I highly recommend that folks read David’s keynote at least twice. there are a lot of pearls of wisdom in there. I think he makes a compelling case for a viable digital future for scholarly communication, one in which libraries and archives can play a vital role.
Smithsonian digitization strategic plan
The Smithsonian has just released their digitization strategic plan for fiscal years 2010 – 2015 called “Creating a Digital Smithsonian” — executive summary and full report.
I’m in 2 minds about this as well as similar digitization plans. On the one hand, the digitization of Smithsonian collections — books, research reports, data, music, film and other sounds (like frog vocalizations!) — will mean potentially a boon to online access to some really amazing materials.
On the other hand, this quote from the executive summary worries me:
To preserve our collections, the Smithsonian constantly battles the destructive forces of time and environment. Despite our best efforts, plastics discolor, wax cylinder recordings distort, and botanical specimens become brittle. Digitization offers a way to make objects — and the valuable information they contain — available without jeopardizing their integrity by handling or by exposure to the elements.
While they mention a “life cycle-management approach to digitization,” there doesn’t seem to be a serious amount of thought given to the fact that digital objects degrade faster than physical objects, and that digital preservation is an ongoing and potentially more expensive effort. I worry that SI.edu will broker the same kind of disastrous deal that GAO did with Thomson-West whereby a whole swath of public domain information was privatized.

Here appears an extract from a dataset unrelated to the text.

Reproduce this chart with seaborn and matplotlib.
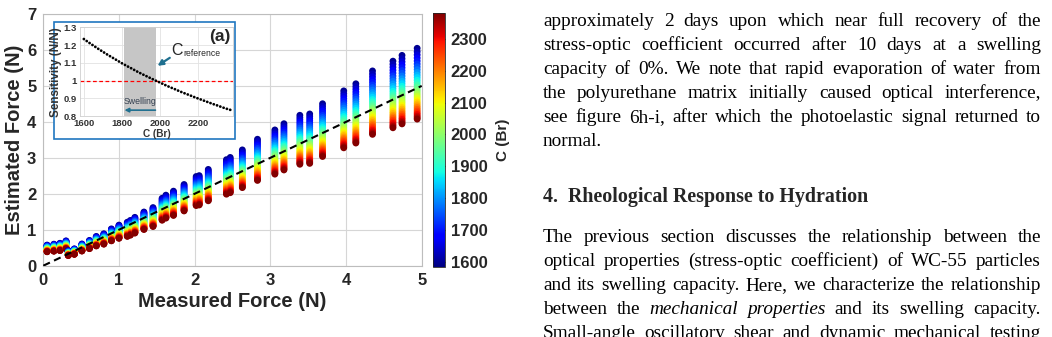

I would call on SI.edu and ALL .gov agencies to insert a clause into ANY digitization contract that ALL digital files and metadata will be accessible via free and open sites. That means where applicable, copies of all digital content would be ingested into GPO’s FDsys, Library of Congress, NARA and/or publicly accessible non-profit sites (eg. UNT digital library or Internet Archive). Please help us get this message across to your friends in the .gov sector. Public information should remain public!